The Georgian winger has by far the least amount of appearances in this list, with less than a 100 at the time of publication. Yet he is undoubtably one of the most influential players to pull on that I Ciucciarelli shirt. An absolute steal in the summer of 2022 for under €15m, he instantly began to light up the league. Kvaratskhelia is such a unique player; visually he looks somewhat of a throwback. With his mop of hair, sweatbands, wrist tape and languid demeanour at times he could be mistaken for a 1970s ‘luxury’ player.

Yet in practice he is the complete modern forward. Extremely quick, an inventive dribbler and with the versatility to play in a number of attacking positions, he was a revelation upon his arrival.

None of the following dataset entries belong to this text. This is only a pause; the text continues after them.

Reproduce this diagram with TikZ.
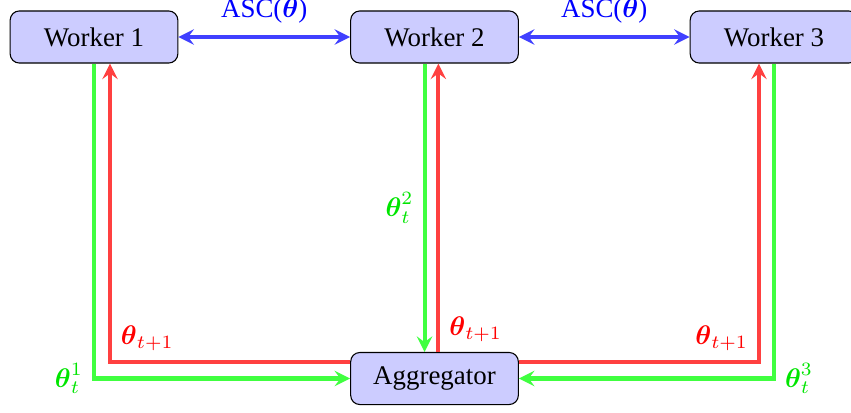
\documentclass[tikz,border=0pt]{standalone}
\usepackage{amsmath}
\usepackage{fontspec}
\setmainfont{Liberation Serif}
\usetikzlibrary{arrows}

\begin{document}
\begin{tikzpicture}[x=0.01306cm, y=-0.01306cm]
  \tikzset{
      > = stealth,
      box/.style = {
          draw, fill = blue!20,
          rounded corners = 0.12cm,
          minimum width = 2.19cm,
          minimum height = 0.68cm,
          inner sep = 0pt
      },
      push/.style = {
          ->, draw = green!75, line width = 1.5pt
      },
      pull/.style = {
          ->, draw = red!75, line width = 1.5pt
      },
      gossip/.style = {
          <->, draw = blue!75, line width = 1.5pt
      },
      pushlbl/.style = {text = green!90!black},
      pulllbl/.style = {text = red},
      gossiplbl/.style = {text = blue}
  }
  \useasboundingbox (0,0) rectangle (851,412);
  \node[box] (w1) at (94,37) {Worker 1};
  \node[box] (w2) at (434.5,37) {Worker 2};
  \node[box] (w3) at (774,37) {Worker 3};
  \node[box] (agg) at (434.5,378.5) {Aggregator};
  \path (w1) edge[gossip] node[gossiplbl, above=1pt] {ASC($\boldsymbol{\theta}$)} (w2);
  \path (w2) edge[gossip] node[gossiplbl, above=1pt] {ASC($\boldsymbol{\theta}$)} (w3);
  % worker 1
  \draw[push] (w1.south) |- (agg.west)
      node[pushlbl, pos=0.5, left] {$\boldsymbol{\theta}_t^1$};
  \draw[pull] ([yshift=0.215cm]agg.west) -| ([xshift=0.209cm]w1.south)
      node[pulllbl, pos=0.5, above right] {$\boldsymbol{\theta}_{t+1}$};
  % worker 2
  \draw[push] ([xshift=-0.13cm]w2.south) -- ([xshift=-0.13cm]agg.north)
      node[pushlbl, midway, left] {$\boldsymbol{\theta}_t^2$};
  \draw[pull] ([xshift=0.05cm]agg.north) -- ([xshift=0.05cm]w2.south)
      node[pulllbl, pos=0.08, right] {$\boldsymbol{\theta}_{t+1}$};
  % worker 3
  \draw[push] (w3.south) |- (agg.east)
      node[pushlbl, pos=0.5, right] {$\boldsymbol{\theta}_t^3$};
  \draw[pull] ([yshift=0.215cm]agg.east) -| ([xshift=-0.196cm]w3.south)
      node[pulllbl, pos=0.5, above left] {$\boldsymbol{\theta}_{t+1}$};
\end{tikzpicture}
\end{document}
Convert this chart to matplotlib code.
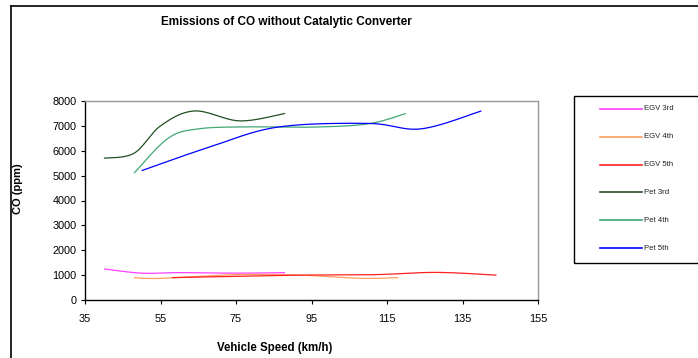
import numpy as np
import matplotlib
matplotlib.use("Agg")
import matplotlib.pyplot as plt
from matplotlib.lines import Line2D
from matplotlib.patches import Rectangle

plt.rcParams['font.family'] = ['Liberation Sans', 'DejaVu Sans']

# Vehicle speed (km/h) and CO (ppm) for each fuel / gear combination
egv3_speed = [40, 50, 60, 75, 88]
egv3_co = [1250, 1080, 1100, 1080, 1100]

egv4_speed = [48, 55, 75, 92, 108, 118]
egv4_co = [900, 870, 1020, 1000, 870, 900]

egv5_speed = [58, 74, 92, 112, 128, 144]
egv5_co = [900, 950, 1000, 1020, 1110, 1000]

pet3_speed = [40, 48, 55, 64, 76, 88]
pet3_co = [5700, 5900, 7000, 7600, 7200, 7500]

pet4_speed = [48, 57, 65, 78, 95, 110, 120]
pet4_co = [5100, 6500, 6880, 6960, 6950, 7080, 7500]

pet5_speed = [50, 68, 86, 110, 124, 140]
pet5_co = [5200, 6150, 6950, 7100, 6880, 7600]

labels = ['EGV 3rd', 'EGV 4th', 'EGV 5th', 'Pet 3rd', 'Pet 4th', 'Pet 5th']
colors = ['#FF40FF', '#FF9F5F', '#FF2020', '#224F22', '#3FA874', '#0000FF']

x_ticks = [35, 55, 75, 95, 115, 135, 155]
y_ticks = [0, 1000, 2000, 3000, 4000, 5000, 6000, 7000, 8000]


def smooth(xs, ys, n=30):
    """Smoothed curve through the points (Catmull-Rom style Bezier segments)."""
    p = np.column_stack([xs, ys]).astype(float)
    out = [p[0]]
    t = np.linspace(0, 1, n)[1:, None]
    for i in range(len(p) - 1):
        p0 = p[i - 1] if i > 0 else p[i]
        p3 = p[i + 2] if i + 2 < len(p) else p[i + 1]
        p1, p2 = p[i], p[i + 1]
        c1 = p1 + (p2 - p0) / 6.0
        c2 = p2 - (p3 - p1) / 6.0
        seg = ((1 - t) ** 3) * p1 + 3 * ((1 - t) ** 2) * t * c1 \
            + 3 * (1 - t) * t ** 2 * c2 + t ** 3 * p2
        out.extend(seg)
    out = np.array(out)
    return out[:, 0], out[:, 1]


W, H = 698, 358
fig = plt.figure(figsize=(W / 100, H / 100), dpi=100)
fig.patch.set_facecolor('white')

ax = fig.add_axes([85 / W, 1 - 300 / H, (538 - 85) / W, (300 - 101) / H])

series = [
    (egv3_speed, egv3_co), (egv4_speed, egv4_co), (egv5_speed, egv5_co),
    (pet3_speed, pet3_co), (pet4_speed, pet4_co), (pet5_speed, pet5_co),
]
for (xs, ys), c, lab in zip(series, colors, labels):
    sx, sy = smooth(xs, ys)
    ax.plot(sx, sy, color=c, lw=0.9, label=lab, solid_capstyle='butt')

ax.set_xlim(35, 155)
ax.set_ylim(0, 8000)
ax.set_xticks(x_ticks)
ax.set_yticks(y_ticks)
ax.tick_params(direction='out', length=3, width=0.8, labelsize=7.8, pad=3,
               color='black')
ax.tick_params(axis='x', pad=7)
for s in ['top', 'right']:
    ax.spines[s].set_color('#999999')
    ax.spines[s].set_linewidth(1.0)
for s in ['left', 'bottom']:
    ax.spines[s].set_color('black')
    ax.spines[s].set_linewidth(1.0)

# Titles and axis labels
fig.text(286 / W, 1 - 22 / H, 'Emissions of CO without Catalytic Converter',
         ha='center', va='center', fontsize=8.5, fontweight='bold')
fig.text(275 / W, 1 - 348 / H, 'Vehicle Speed (km/h)',
         ha='center', va='center', fontsize=8.3, fontweight='bold')
fig.text(18 / W, 1 - 189 / H, 'CO (ppm)', rotation=90,
         ha='center', va='center', fontsize=8, fontweight='bold')

# Outer frame (left and top edges)
fig.add_artist(Line2D([11 / W, 11 / W], [0, 1 - 6 / H], color='black', lw=1.2))
fig.add_artist(Line2D([11 / W, 1], [1 - 6 / H, 1 - 6 / H], color='black', lw=1.2))

# Legend box
fig.add_artist(Rectangle((574 / W, 1 - 263 / H), (W + 5 - 574) / W, (263 - 96) / H,
                         transform=fig.transFigure, fill=False,
                         edgecolor='black', lw=1.0))
for i, (lab, c) in enumerate(zip(labels, colors)):
    yy = 1 - (109 + i * 27.8) / H
    fig.add_artist(Line2D([600 / W, 642 / W], [yy, yy], color=c, lw=1.2))
    fig.text(643.5 / W, yy, lab, ha='left', va='center', fontsize=5.6,
             color='#222222')

fig.savefig('out.png', dpi=100)
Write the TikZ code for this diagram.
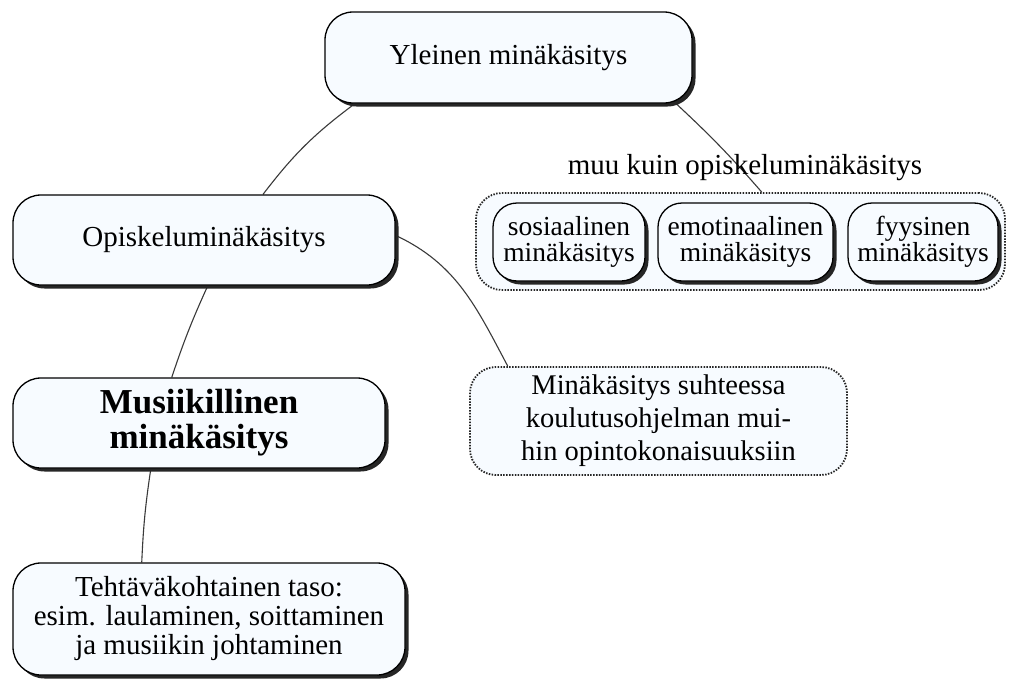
\documentclass[tikz,border=0pt]{standalone}
\usepackage{fontspec}
\setmainfont{Liberation Serif}
\usetikzlibrary{calc,shadows,backgrounds}
\definecolor{boxfill}{HTML}{F7FBFF}
\definecolor{linkgray}{HTML}{3A3A3A}
\begin{document}
\begin{tikzpicture}[x=1pt,y=-1pt,
  txt/.style={font=\fontsize{29}{29}\selectfont, align=center},
  box/.style={txt, draw=black, line width=1.3pt, fill=boxfill, rounded corners=28pt, inner sep=0pt,
    drop shadow={shadow xshift=3.5pt, shadow yshift=-3.5pt, fill=black!85, opacity=1}},
  smallbox/.style={box, rounded corners=24pt, minimum height=78pt, font=\fontsize{27.5}{26}\selectfont},
  dotbox/.style={txt, draw=black!85, line width=1.8pt, dash pattern=on 1.5pt off 1.4pt,
    fill=boxfill, rounded corners=26pt, inner sep=0pt},
  link/.style={draw=linkgray, line width=1.1pt}]
  \useasboundingbox (0,0) rectangle (1009,680);

  % main hierarchy
  \node[box, minimum width=367pt, minimum height=91pt] (top) at (508.5,57.5) {Yleinen minäkäsitys};
  \node[box, minimum width=382pt, minimum height=90pt] (opis) at (204,240) {Opiskeluminäkäsitys};
  \node[box, minimum width=372pt, minimum height=90pt,
        font=\fontsize{35}{35}\selectfont\bfseries] (mus) at (199,423) {Musiikillinen\\minäkäsitys};
  \node[box, minimum width=392pt, minimum height=112pt] (teht) at (209,619)
        {Tehtäväkohtainen taso:\\esim. laulaminen, soittaminen\\ja musiikin johtaminen};

  % other study units
  \node[dotbox, minimum width=377pt, minimum height=108pt, font=\fontsize{28.5}{33}\selectfont] (rel) at (658.5,421)
        {Minäkäsitys suhteessa\\koulutusohjelman mui-\\hin opintokonaisuuksiin};

  % non-study self-concepts
  \node[txt] (muu) at (745,168) {muu kuin opiskeluminäkäsitys};
  \node[dotbox, minimum width=529pt, minimum height=97pt] (grp) at (740.5,241.5) {};
  \node[smallbox, minimum width=152pt] (sos) at (569,242) {sosiaalinen\\minäkäsitys};
  \node[smallbox, minimum width=175pt] (emo) at (745.5,242) {emotinaalinen\\minäkäsitys};
  \node[smallbox, minimum width=150pt] (fyy) at (923,242) {fyysinen\\minäkäsitys};

  % connectors, behind the boxes
  \begin{scope}[on background layer]
    \fill[white] (0,0) rectangle (1009,680);
    \draw[link] ($(top.south west)!0.083!(top.south east)$) to[bend right=8]
                ($(opis.north west)!0.654!(opis.north east)$);
    \draw[link] ($(top.south west)!0.955!(top.south east)$) to[bend left=3]
                ($(grp.north west)!0.54!(grp.north east)$);
    \draw[link] ($(opis.north east)!0.45!(opis.south east)$) to[out=-25, in=118]
                ($(rel.north west)!0.102!(rel.north east)$);
    \draw[link] ($(opis.south west)!0.51!(opis.south east)$) to[bend right=3]
                ($(mus.north west)!0.427!(mus.north east)$);
    \draw[link] ($(mus.south west)!0.371!(mus.south east)$) to[bend right=3]
                ($(teht.north west)!0.329!(teht.north east)$);
  \end{scope}
\end{tikzpicture}
\end{document}
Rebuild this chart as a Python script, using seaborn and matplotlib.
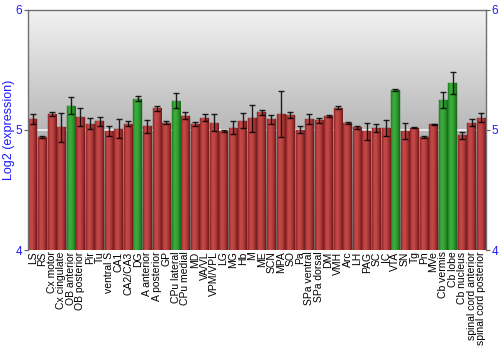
import numpy as np
import pandas as pd
import matplotlib
matplotlib.use("Agg")
import matplotlib.pyplot as plt
import seaborn as sns
from matplotlib.colors import LinearSegmentedColormap

regions = ["LS", "RS", "Cx motor", "Cx cingulate", "OB anterior", "OB posterior", "Pir", "Tu",
           "ventral S", "CA1", "CA2/CA3", "DG", "A anterior", "A posterior", "GP", "CPu lateral",
           "CPu medial", "MD", "VA/VL", "VPM/VPL", "LG", "MG", "Hb", "M", "ME", "SCN", "MPA", "SO",
           "Pa", "SPa ventral", "SPa dorsal", "DM", "VMH", "Arc", "LH", "PAG", "SC", "IC", "VTA",
           "SN", "Tg", "Pn", "MVe", "Cb vermis", "Cb lobe", "Cb nucleus", "spinal cord anterior",
           "spinal cord posterior"]
expression = [5.09, 4.94, 5.13, 5.02, 5.20, 5.11, 5.05, 5.07,
              4.99, 5.01, 5.05, 5.26, 5.03, 5.18, 5.06, 5.24,
              5.117, 5.045, 5.10, 5.06, 4.99, 5.017, 5.075, 5.094, 5.147, 5.086, 5.133, 5.12,
              5.00, 5.089, 5.078, 5.114, 5.183, 5.056, 5.02, 4.986, 5.014, 5.014, 5.328,
              4.99, 5.017, 4.94, 5.045, 5.25, 5.39, 4.953, 5.058, 5.10]
error = [0.04, 0.01, 0.015, 0.12, 0.07, 0.075, 0.045, 0.04,
         0.045, 0.08, 0.02, 0.024, 0.053, 0.02, 0.015, 0.0625,
         0.03, 0.017, 0.03, 0.07, 0.007, 0.054, 0.0625, 0.11, 0.02, 0.04, 0.19, 0.026,
         0.03, 0.04, 0.018, 0.01, 0.011, 0.011, 0.015, 0.07, 0.03, 0.064, 0.008,
         0.065, 0.005, 0.01, 0.004, 0.068, 0.09, 0.028, 0.028, 0.039]
highlight = ["OB anterior", "DG", "CPu lateral", "VTA", "Cb vermis", "Cb lobe"]

df = pd.DataFrame({"region": regions, "expression": expression,
                   "group": ["green" if r in highlight else "red" for r in regions]})

fig = plt.figure(figsize=(5, 3.5), dpi=100)
ax = fig.add_axes([0.056, 0.2857, 0.916, 0.687])

# background gradient
bg = np.linspace(0, 1, 256).reshape(-1, 1)
bg_cmap = LinearSegmentedColormap.from_list("bg", ["#f2f2f2", "#b8b8b8", "#7e7e7e"])
ax.imshow(bg, cmap=bg_cmap, extent=[0, 1, 0, 1], transform=ax.transAxes,
          aspect="auto", zorder=0, origin="upper")
ax.axhline(5, color="#f4f4f4", lw=1.2, zorder=0.5)

sns.barplot(data=df, x="region", y="expression", hue="group",
            palette={"red": "#b33a3a", "green": "#2f9a2f"}, dodge=False,
            errorbar=None, width=0.9, legend=False, ax=ax, zorder=2)

ax.set_ylim(4, 6)
ax.set_xlim(-0.5, len(regions) - 0.5)

red_cmap = LinearSegmentedColormap.from_list("r", ["#8e2626", "#c44848", "#c04646", "#a33232", "#6e1a1a"])
green_cmap = LinearSegmentedColormap.from_list("g", ["#217e21", "#3cae3c", "#38a838", "#2a8f2a", "#196419"])
grad = np.linspace(0, 1, 64).reshape(1, -1)
for p in ax.patches:
    x0, w = p.get_x(), p.get_width()
    h = p.get_height()
    xc = x0 + w / 2
    idx = int(round(xc))
    if 0 <= idx < len(regions):
        cm = green_cmap if regions[idx] in highlight else red_cmap
        im = ax.imshow(grad, cmap=cm, extent=[x0, x0 + w, 4, p.get_y() + h],
                       aspect="auto", zorder=2.5, origin="lower")
        im.set_clip_path(p)
        p.set_edgecolor("#6a2a2a" if cm is red_cmap else "#1e6a1e")
        p.set_linewidth(0.3)

ax.errorbar(x=np.arange(len(regions)), y=expression, yerr=error, fmt="none",
            ecolor="black", elinewidth=1, capsize=2.5, capthick=1, zorder=4, alpha=0.85)

ax.set_yticks([4, 5, 6])
ax.set_yticklabels(["4", "5", "6"])
ax.tick_params(axis="y", colors="#606060", labelcolor="#1a1aff", labelsize=8.5,
               left=True, right=True, labelleft=True, labelright=True, length=3, width=0.8, pad=1)
ax.tick_params(axis="x", length=0, labelsize=7.5, pad=1)
ax.set_xticks(range(len(regions)))
ax.set_xticklabels(regions, rotation=90, fontfamily="Liberation Sans")
for lab in ax.get_yticklabels():
    lab.set_fontfamily("Liberation Sans")
ax.set_xlabel("")
ax.set_ylabel("Log2 (expression)", color="#1a1aff", fontsize=9, fontfamily="Liberation Sans")
ax.yaxis.set_label_coords(-0.029, 0.5)

for s in ["left", "right", "top"]:
    ax.spines[s].set_color("#707070")
    ax.spines[s].set_linewidth(1)
ax.spines["bottom"].set_visible(False)
ax.grid(False)

fig.savefig("out.png", dpi=100)
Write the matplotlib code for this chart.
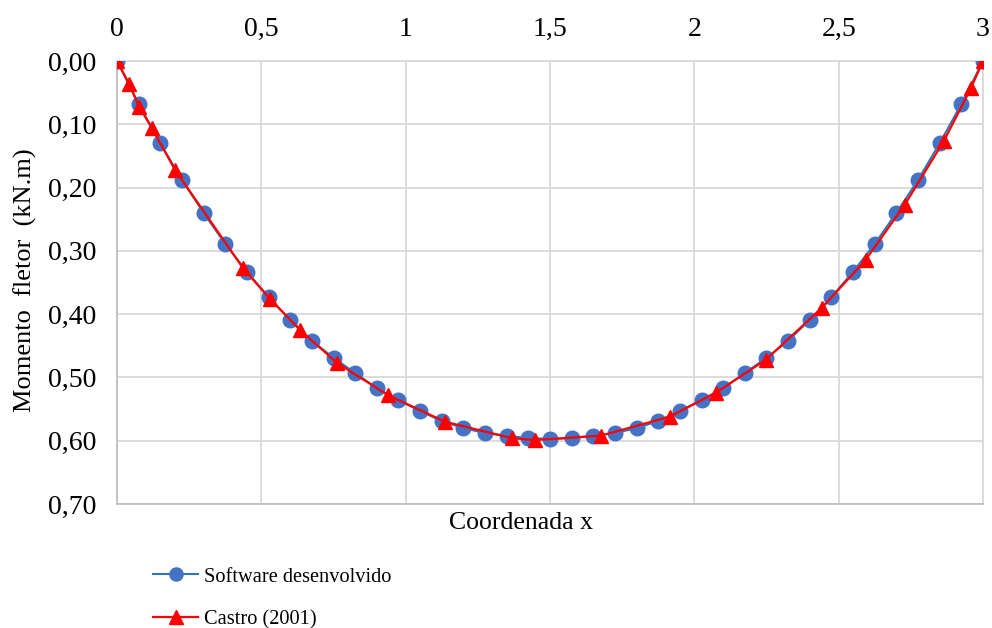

The Scudetto returned to the city for only the third time in their history as he led the line as a tricky winger, intelligent playmaker and lethal striker all rolled into one. He is all about the end product; although he does it with plenty of grace, he wants to score a goal or make a goal when he gets the ball. A player made for small pitches.

Khvicha Kvaratskhelia of SSC Napoli takes on two Torino players.
Khvicha Kvaratskhelia of SSC Napoli takes on two Torino players. Photograph: Mondadori Portfolio/Getty Images

Diego Maradona

The greatest footballer of all time in my humble opinion, and it’s a view form largely based on his exploits in Naples. Serie A in the late 1980s was a super league. Juve, Milan, Inter, Roma, Lazio all had superstars. Even Udinese had Zico. Napoli were a mid-table team when Maradona arrived after some rather lacklustre seasons at Barcelona. Finding his home from home in southern Italy, he became a man possessed, leading the club to their first Serie A title. He added another one for good measure and a Uefa Cup.

This team doesn’t really have an out-and-out striker but it doesn’t need one. Maradona could score all sorts of goals, hitting double figure in each of his seven seasons. He was also the archetype No 10, a hub of energy, and could create chances with dribbles and passes which still seem unbelievable. He was also a set-piece genius. But it was also his passion, gall, confidence, ego, charisma and drive which propelled Napoli to the heights of success. This marker of greatness isn’t quantifiable in terms of stats, XG or any of that. He didn’t just epitomise Napoli as a club or Naples as a city; he embodied a whole era of football. What I’d give to see him captain this team on a five-a-side pitch.